Given data:
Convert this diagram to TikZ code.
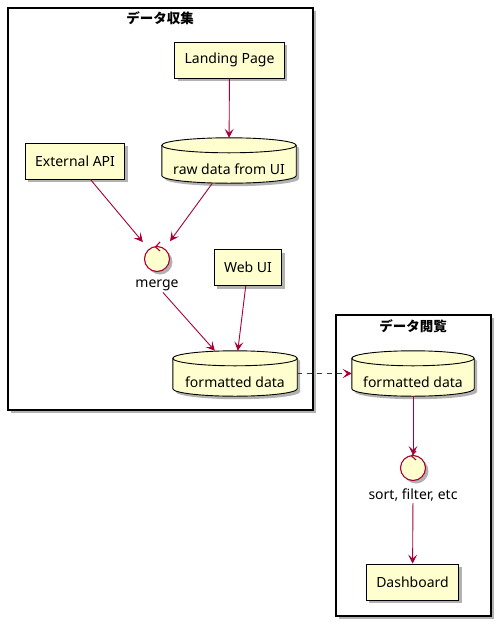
\documentclass[tikz,border=0pt]{standalone}
\usepackage{fontspec}
\setmainfont{Noto Sans}
\newfontfamily\jpfont{Noto Sans CJK JP}
\usetikzlibrary{positioning,shadows,arrows.meta,calc}
\definecolor{umlfill}{HTML}{FEFECE}
\definecolor{umlline}{HTML}{A80036}

% cylinder drawn round a named database node
\newcommand{\umldb}[1]{%
  \path[umlshadow, draw, line width=0.9pt, fill=umlfill]
    let \p1=(#1.north west), \p2=(#1.south east), \n1={(\x2-\x1)/2} in
    (\x1,\y1-7.5pt) -- (\x1,\y2+7.5pt)
    arc[start angle=180, end angle=360, x radius=\n1, y radius=7.5pt]
    -- (\x2,\y1-7.5pt)
    arc[start angle=0, end angle=180, x radius=\n1, y radius=7.5pt] -- cycle;
  \draw[line width=0.9pt]
    let \p1=(#1.north west), \p2=(#1.south east), \n1={(\x2-\x1)/2} in
    (\x1,\y1-7.5pt) arc[start angle=180, end angle=360, x radius=\n1, y radius=7.5pt];
}

\begin{document}
\begin{tikzpicture}
  [
    x=1pt, y=-1pt,
    font=\fontsize{14}{16}\selectfont,
    umlshadow/.style={drop shadow={shadow xshift=3pt, shadow yshift=-3pt, opacity=0.3, fill=black}},
    package/.style={draw, line width=1.2pt, fill=white, umlshadow},
    pkgtitle/.style={font=\jpfont\bfseries\fontsize{13.5}{15}\selectfont},
    component/.style={draw, line width=0.9pt, fill=umlfill, minimum height=36pt, inner xsep=10pt, umlshadow},
    database/.style={minimum height=45pt, inner sep=0pt},
    control/.style={circle, draw=umlline, line width=1.1pt, fill=umlfill, minimum size=25pt, inner sep=0pt, umlshadow},
    flow/.style={draw=umlline, line width=0.9pt, -{Stealth[length=9pt, width=9pt, inset=4pt]}},
    chevron/.style={draw=umlline, line width=1.1pt}
  ]
  \useasboundingbox (0,0) rectangle (501,627);

  % packages
  \draw[package] (8,8) rectangle (313,410);
  \node[pkgtitle] (collecttitle) at (160,18) {データ収集};
  \draw[package] (336,315) rectangle (491,616);
  \node[pkgtitle] (viewtitle) at (413,326) {データ閲覧};

  % データ収集
  \node[component] (landing) at (229.5,60) {Landing Page};
  \node[component] (extapi) at (75,161) {External API};
  \node[database, minimum width=134pt] (rawdata) at (229,160.5) {};
  \umldb{rawdata}
  \node[yshift=-9pt] (rawdatatext) at (rawdata.center) {raw data from UI};
  \node[control, label={[name=mergelbl, inner sep=1pt, label distance=7pt]below:merge}] (merge) at (157,259) {};
  \draw[chevron] ([xshift=3pt,yshift=4pt]merge.north) -- ([xshift=-1.5pt,yshift=-1pt]merge.north) -- ([xshift=3pt,yshift=-5pt]merge.north);
  \node[component] (webui) at (248,267.5) {Web UI};
  \node[database, minimum width=124pt] (fmtleft) at (235,373.5) {};
  \umldb{fmtleft}
  \node[yshift=-9pt] (fmtlefttext) at (fmtleft.center) {formatted data};

  % データ閲覧
  \node[database, minimum width=122pt] (fmtright) at (413,373.5) {};
  \umldb{fmtright}
  \node[yshift=-9pt] (fmtrighttext) at (fmtright.center) {formatted data};
  \node[control, label={[name=sortlbl, inner sep=1pt, label distance=7pt]below:{sort, filter, etc}}] (sortf) at (413,468) {};
  \node[component] (dash) at (412.5,582) {Dashboard};

  \draw[flow] (landing) -- (rawdata);
  \draw[flow, shorten >=9pt] (extapi) -- (merge);
  \draw[flow, shorten >=9pt] (rawdata) -- (merge);
  \draw[flow] (mergelbl) -- (fmtleft);
  \draw[flow] (webui) -- (fmtleft);
  \draw[flow, dashed, dash pattern=on 5pt off 5pt] (fmtleft) -- (fmtright);
  \draw[flow] (fmtright) -- (sortf);
  \draw[chevron] ([xshift=3pt,yshift=4pt]sortf.north) -- ([xshift=-1.5pt,yshift=-1pt]sortf.north) -- ([xshift=3pt,yshift=-5pt]sortf.north);
  \draw[flow] (sortlbl) -- (dash);

\end{tikzpicture}
\end{document}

Exercise: Please set down each line of the data above exactly as written, without the pictures.

Exercise output:
Convert this diagram to TikZ code.
\documentclass[tikz,border=0pt]{standalone}
\usepackage{fontspec}
\setmainfont{Noto Sans}
\newfontfamily\jpfont{Noto Sans CJK JP}
\usetikzlibrary{positioning,shadows,arrows.meta,calc}
\definecolor{umlfill}{HTML}{FEFECE}
\definecolor{umlline}{HTML}{A80036}

% cylinder drawn round a named database node
\newcommand{\umldb}[1]{%
  \path[umlshadow, draw, line width=0.9pt, fill=umlfill]
    let \p1=(#1.north west), \p2=(#1.south east), \n1={(\x2-\x1)/2} in
    (\x1,\y1-7.5pt) -- (\x1,\y2+7.5pt)
    arc[start angle=180, end angle=360, x radius=\n1, y radius=7.5pt]
    -- (\x2,\y1-7.5pt)
    arc[start angle=0, end angle=180, x radius=\n1, y radius=7.5pt] -- cycle;
  \draw[line width=0.9pt]
    let \p1=(#1.north west), \p2=(#1.south east), \n1={(\x2-\x1)/2} in
    (\x1,\y1-7.5pt) arc[start angle=180, end angle=360, x radius=\n1, y radius=7.5pt];
}

\begin{document}
\begin{tikzpicture}
  [
    x=1pt, y=-1pt,
    font=\fontsize{14}{16}\selectfont,
    umlshadow/.style={drop shadow={shadow xshift=3pt, shadow yshift=-3pt, opacity=0.3, fill=black}},
    package/.style={draw, line width=1.2pt, fill=white, umlshadow},
    pkgtitle/.style={font=\jpfont\bfseries\fontsize{13.5}{15}\selectfont},
    component/.style={draw, line width=0.9pt, fill=umlfill, minimum height=36pt, inner xsep=10pt, umlshadow},
    database/.style={minimum height=45pt, inner sep=0pt},
    control/.style={circle, draw=umlline, line width=1.1pt, fill=umlfill, minimum size=25pt, inner sep=0pt, umlshadow},
    flow/.style={draw=umlline, line width=0.9pt, -{Stealth[length=9pt, width=9pt, inset=4pt]}},
    chevron/.style={draw=umlline, line width=1.1pt}
  ]
  \useasboundingbox (0,0) rectangle (501,627);

  % packages
  \draw[package] (8,8) rectangle (313,410);
  \node[pkgtitle] (collecttitle) at (160,18) {データ収集};
  \draw[package] (336,315) rectangle (491,616);
  \node[pkgtitle] (viewtitle) at (413,326) {データ閲覧};

  % データ収集
  \node[component] (landing) at (229.5,60) {Landing Page};
  \node[component] (extapi) at (75,161) {External API};
  \node[database, minimum width=134pt] (rawdata) at (229,160.5) {};
  \umldb{rawdata}
  \node[yshift=-9pt] (rawdatatext) at (rawdata.center) {raw data from UI};
  \node[control, label={[name=mergelbl, inner sep=1pt, label distance=7pt]below:merge}] (merge) at (157,259) {};
  \draw[chevron] ([xshift=3pt,yshift=4pt]merge.north) -- ([xshift=-1.5pt,yshift=-1pt]merge.north) -- ([xshift=3pt,yshift=-5pt]merge.north);
  \node[component] (webui) at (248,267.5) {Web UI};
  \node[database, minimum width=124pt] (fmtleft) at (235,373.5) {};
  \umldb{fmtleft}
  \node[yshift=-9pt] (fmtlefttext) at (fmtleft.center) {formatted data};

  % データ閲覧
  \node[database, minimum width=122pt] (fmtright) at (413,373.5) {};
  \umldb{fmtright}
  \node[yshift=-9pt] (fmtrighttext) at (fmtright.center) {formatted data};
  \node[control, label={[name=sortlbl, inner sep=1pt, label distance=7pt]below:{sort, filter, etc}}] (sortf) at (413,468) {};
  \node[component] (dash) at (412.5,582) {Dashboard};

  \draw[flow] (landing) -- (rawdata);
  \draw[flow, shorten >=9pt] (extapi) -- (merge);
  \draw[flow, shorten >=9pt] (rawdata) -- (merge);
  \draw[flow] (mergelbl) -- (fmtleft);
  \draw[flow] (webui) -- (fmtleft);
  \draw[flow, dashed, dash pattern=on 5pt off 5pt] (fmtleft) -- (fmtright);
  \draw[flow] (fmtright) -- (sortf);
  \draw[chevron] ([xshift=3pt,yshift=4pt]sortf.north) -- ([xshift=-1.5pt,yshift=-1pt]sortf.north) -- ([xshift=3pt,yshift=-5pt]sortf.north);
  \draw[flow] (sortlbl) -- (dash);

\end{tikzpicture}
\end{document}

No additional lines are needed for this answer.